*Provided material*:

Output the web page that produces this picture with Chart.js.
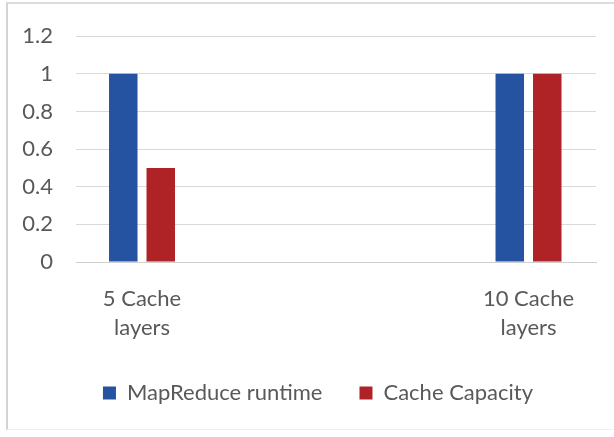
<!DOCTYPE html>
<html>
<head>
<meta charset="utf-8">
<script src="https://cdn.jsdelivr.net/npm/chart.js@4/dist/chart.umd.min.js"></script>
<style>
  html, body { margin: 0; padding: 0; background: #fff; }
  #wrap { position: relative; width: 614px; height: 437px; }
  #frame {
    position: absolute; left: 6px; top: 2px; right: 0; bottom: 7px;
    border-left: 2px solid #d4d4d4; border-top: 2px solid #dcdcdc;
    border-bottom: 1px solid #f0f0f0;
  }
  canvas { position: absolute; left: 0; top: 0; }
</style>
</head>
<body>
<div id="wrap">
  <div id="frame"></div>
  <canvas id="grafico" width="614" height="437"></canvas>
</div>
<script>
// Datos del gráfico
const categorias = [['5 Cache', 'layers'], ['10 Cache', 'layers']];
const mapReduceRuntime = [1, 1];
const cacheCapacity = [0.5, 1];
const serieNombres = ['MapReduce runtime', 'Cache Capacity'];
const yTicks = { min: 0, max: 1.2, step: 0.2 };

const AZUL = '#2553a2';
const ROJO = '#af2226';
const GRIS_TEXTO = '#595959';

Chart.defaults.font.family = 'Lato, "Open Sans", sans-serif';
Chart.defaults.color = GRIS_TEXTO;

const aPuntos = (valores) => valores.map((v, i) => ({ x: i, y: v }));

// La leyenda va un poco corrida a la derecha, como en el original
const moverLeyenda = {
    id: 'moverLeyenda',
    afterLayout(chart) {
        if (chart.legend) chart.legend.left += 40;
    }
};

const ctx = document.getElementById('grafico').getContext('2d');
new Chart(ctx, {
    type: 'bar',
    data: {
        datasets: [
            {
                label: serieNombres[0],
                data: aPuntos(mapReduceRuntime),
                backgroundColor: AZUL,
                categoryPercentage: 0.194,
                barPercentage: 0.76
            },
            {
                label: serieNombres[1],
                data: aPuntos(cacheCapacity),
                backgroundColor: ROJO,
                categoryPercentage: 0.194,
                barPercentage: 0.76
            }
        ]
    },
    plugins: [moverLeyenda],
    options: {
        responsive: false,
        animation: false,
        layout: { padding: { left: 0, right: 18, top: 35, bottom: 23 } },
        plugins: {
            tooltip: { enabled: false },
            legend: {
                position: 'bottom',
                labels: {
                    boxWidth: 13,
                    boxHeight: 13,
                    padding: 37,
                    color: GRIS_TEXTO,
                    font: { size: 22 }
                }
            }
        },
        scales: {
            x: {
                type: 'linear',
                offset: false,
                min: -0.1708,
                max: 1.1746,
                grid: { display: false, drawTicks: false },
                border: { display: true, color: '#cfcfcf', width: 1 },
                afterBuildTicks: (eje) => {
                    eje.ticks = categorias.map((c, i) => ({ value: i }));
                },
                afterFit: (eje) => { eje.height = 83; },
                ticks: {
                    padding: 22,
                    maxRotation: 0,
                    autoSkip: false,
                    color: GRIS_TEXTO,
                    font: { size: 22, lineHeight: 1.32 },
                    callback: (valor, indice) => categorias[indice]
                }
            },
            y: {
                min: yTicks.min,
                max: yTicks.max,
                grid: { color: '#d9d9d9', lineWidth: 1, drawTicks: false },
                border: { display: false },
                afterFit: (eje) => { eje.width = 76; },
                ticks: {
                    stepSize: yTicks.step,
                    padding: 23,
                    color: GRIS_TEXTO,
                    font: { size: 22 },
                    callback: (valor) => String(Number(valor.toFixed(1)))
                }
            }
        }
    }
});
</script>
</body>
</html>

*Your instructions*: Your task is to restate word for word the lines from the top of the data to the line containing "const aPuntos = (valores)", both ends included, with every picture left out.

*Result of this exercise*:
Output the web page that produces this picture with Chart.js.
<!DOCTYPE html>
<html>
<head>
<meta charset="utf-8">
<script src="https://cdn.jsdelivr.net/npm/chart.js@4/dist/chart.umd.min.js"></script>
<style>
  html, body { margin: 0; padding: 0; background: #fff; }
  #wrap { position: relative; width: 614px; height: 437px; }
  #frame {
    position: absolute; left: 6px; top: 2px; right: 0; bottom: 7px;
    border-left: 2px solid #d4d4d4; border-top: 2px solid #dcdcdc;
    border-bottom: 1px solid #f0f0f0;
  }
  canvas { position: absolute; left: 0; top: 0; }
</style>
</head>
<body>
<div id="wrap">
  <div id="frame"></div>
  <canvas id="grafico" width="614" height="437"></canvas>
</div>
<script>
// Datos del gráfico
const categorias = [['5 Cache', 'layers'], ['10 Cache', 'layers']];
const mapReduceRuntime = [1, 1];
const cacheCapacity = [0.5, 1];
const serieNombres = ['MapReduce runtime', 'Cache Capacity'];
const yTicks = { min: 0, max: 1.2, step: 0.2 };

const AZUL = '#2553a2';
const ROJO = '#af2226';
const GRIS_TEXTO = '#595959';

Chart.defaults.font.family = 'Lato, "Open Sans", sans-serif';
Chart.defaults.color = GRIS_TEXTO;

const aPuntos = (valores) => valores.map((v, i) => ({ x: i, y: v }));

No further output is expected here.